Task goal
Write out the opening lines of the data word for word, up to and including the line with "import plotly.graph_objects as go", and leave every picture and every later line out.

Supplied information
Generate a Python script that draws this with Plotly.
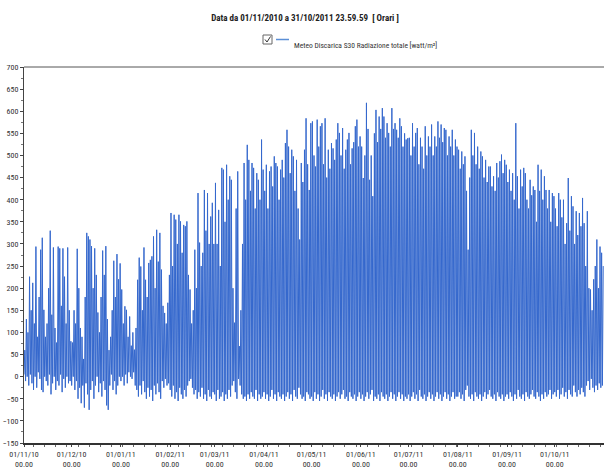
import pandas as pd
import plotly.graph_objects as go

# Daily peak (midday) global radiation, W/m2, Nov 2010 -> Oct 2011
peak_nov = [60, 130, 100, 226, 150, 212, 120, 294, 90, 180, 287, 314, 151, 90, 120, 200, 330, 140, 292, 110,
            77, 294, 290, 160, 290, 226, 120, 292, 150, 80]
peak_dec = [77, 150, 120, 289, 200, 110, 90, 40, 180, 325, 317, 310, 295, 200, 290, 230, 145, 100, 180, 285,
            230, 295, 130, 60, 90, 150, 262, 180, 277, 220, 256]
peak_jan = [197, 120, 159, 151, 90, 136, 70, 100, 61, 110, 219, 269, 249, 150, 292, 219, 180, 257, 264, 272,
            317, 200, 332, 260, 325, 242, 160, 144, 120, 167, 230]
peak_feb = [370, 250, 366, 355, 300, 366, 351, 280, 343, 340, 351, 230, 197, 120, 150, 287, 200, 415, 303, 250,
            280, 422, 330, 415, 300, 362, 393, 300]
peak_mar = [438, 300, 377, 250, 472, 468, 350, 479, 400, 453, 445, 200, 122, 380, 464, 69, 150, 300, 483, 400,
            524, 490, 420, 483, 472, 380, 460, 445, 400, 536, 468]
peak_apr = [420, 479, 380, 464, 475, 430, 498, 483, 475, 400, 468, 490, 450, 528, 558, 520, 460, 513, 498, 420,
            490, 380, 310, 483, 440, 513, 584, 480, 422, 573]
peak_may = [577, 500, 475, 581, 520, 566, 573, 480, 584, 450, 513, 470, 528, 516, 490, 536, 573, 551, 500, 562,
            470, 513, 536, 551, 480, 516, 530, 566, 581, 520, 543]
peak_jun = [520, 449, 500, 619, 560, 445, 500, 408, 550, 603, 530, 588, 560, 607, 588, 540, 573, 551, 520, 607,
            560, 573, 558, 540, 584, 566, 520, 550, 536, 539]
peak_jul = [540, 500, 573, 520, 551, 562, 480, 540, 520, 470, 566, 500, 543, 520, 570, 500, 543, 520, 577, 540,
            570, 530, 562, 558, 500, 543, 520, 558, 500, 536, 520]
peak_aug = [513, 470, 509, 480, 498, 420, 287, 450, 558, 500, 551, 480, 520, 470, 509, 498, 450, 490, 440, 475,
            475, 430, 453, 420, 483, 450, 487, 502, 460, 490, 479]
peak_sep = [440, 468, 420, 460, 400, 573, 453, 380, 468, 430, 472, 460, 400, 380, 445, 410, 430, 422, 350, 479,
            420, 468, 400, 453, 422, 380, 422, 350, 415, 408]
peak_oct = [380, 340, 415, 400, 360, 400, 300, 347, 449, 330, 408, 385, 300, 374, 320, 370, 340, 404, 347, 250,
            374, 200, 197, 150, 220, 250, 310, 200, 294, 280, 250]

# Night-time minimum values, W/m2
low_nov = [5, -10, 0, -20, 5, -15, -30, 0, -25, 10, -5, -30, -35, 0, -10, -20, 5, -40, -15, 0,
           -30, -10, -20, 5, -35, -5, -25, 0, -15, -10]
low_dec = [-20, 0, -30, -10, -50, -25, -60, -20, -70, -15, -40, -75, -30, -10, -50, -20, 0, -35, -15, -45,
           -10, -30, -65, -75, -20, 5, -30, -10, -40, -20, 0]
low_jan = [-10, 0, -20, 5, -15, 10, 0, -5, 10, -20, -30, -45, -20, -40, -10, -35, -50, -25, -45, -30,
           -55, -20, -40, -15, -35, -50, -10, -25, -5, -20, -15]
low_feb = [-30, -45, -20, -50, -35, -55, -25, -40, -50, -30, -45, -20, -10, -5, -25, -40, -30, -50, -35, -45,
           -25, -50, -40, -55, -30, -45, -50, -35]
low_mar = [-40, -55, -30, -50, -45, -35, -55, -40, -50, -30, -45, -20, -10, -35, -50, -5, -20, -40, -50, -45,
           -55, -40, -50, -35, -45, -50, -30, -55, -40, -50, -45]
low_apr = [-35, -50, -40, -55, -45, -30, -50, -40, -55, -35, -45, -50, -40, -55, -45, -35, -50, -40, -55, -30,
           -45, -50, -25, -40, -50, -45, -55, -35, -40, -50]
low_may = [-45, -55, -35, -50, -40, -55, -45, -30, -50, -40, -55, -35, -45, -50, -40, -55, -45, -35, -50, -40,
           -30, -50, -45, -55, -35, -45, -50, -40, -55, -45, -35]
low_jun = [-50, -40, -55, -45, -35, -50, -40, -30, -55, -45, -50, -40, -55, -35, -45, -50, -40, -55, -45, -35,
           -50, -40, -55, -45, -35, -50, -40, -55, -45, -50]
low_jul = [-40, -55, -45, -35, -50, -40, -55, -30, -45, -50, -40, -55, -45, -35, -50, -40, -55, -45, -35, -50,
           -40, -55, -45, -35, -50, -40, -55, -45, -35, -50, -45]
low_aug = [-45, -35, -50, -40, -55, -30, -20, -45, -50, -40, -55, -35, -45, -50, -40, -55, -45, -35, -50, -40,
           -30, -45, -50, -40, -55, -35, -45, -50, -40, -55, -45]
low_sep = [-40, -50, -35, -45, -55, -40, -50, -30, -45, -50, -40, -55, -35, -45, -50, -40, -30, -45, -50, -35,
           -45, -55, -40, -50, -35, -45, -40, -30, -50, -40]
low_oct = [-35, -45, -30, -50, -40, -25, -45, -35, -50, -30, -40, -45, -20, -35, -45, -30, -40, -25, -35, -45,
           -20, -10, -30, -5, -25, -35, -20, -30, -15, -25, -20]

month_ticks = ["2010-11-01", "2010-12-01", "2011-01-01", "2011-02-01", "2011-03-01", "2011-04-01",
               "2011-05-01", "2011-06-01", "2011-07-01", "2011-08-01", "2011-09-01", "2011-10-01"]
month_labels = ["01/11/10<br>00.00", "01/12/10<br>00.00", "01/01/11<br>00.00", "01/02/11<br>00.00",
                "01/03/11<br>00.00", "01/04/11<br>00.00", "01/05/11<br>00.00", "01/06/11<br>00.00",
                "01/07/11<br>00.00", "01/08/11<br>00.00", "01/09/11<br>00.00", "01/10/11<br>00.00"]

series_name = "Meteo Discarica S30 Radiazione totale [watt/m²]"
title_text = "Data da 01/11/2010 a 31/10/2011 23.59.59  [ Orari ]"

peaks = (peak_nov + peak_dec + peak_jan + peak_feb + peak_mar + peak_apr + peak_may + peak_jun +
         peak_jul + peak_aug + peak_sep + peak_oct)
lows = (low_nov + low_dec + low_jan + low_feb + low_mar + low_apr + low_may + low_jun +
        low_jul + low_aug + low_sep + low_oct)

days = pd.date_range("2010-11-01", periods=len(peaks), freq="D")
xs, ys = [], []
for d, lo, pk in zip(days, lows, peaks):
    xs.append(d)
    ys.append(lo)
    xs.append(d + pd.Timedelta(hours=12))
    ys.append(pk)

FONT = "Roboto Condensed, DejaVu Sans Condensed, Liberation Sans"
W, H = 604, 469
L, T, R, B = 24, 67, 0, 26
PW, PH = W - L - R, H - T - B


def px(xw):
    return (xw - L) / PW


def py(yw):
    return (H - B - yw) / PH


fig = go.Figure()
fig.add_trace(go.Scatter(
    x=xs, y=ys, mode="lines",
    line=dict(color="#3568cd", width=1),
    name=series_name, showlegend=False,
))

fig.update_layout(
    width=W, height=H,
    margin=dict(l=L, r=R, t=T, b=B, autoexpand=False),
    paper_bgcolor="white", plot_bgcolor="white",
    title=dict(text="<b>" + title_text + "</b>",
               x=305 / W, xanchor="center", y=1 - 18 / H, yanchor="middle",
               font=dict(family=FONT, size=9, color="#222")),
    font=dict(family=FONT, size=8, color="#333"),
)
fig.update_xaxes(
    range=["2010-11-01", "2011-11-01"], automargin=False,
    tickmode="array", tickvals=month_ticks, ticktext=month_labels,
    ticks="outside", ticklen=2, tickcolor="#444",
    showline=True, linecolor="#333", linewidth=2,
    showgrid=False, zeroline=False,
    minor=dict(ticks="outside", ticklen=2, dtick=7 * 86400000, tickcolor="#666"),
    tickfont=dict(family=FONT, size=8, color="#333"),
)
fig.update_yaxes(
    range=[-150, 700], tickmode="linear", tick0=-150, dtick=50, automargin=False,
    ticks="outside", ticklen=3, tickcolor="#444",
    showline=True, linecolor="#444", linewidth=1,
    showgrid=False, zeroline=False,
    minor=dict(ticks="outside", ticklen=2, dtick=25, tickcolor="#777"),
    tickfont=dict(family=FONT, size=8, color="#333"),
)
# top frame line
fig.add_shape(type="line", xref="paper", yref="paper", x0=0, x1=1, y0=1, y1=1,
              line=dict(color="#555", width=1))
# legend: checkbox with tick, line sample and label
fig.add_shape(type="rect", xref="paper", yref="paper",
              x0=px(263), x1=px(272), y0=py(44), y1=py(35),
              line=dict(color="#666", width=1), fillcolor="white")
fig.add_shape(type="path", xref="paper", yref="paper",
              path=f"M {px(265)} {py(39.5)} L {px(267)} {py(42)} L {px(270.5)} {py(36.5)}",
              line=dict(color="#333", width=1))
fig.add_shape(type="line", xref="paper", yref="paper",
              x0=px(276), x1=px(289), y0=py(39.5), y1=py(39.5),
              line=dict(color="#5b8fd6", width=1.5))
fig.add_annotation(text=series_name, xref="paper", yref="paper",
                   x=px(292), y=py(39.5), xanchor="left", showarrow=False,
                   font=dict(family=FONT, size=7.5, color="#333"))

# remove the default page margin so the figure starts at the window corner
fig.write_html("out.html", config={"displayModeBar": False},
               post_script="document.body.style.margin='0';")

Finished exercise
Generate a Python script that draws this with Plotly.
import pandas as pd
import plotly.graph_objects as go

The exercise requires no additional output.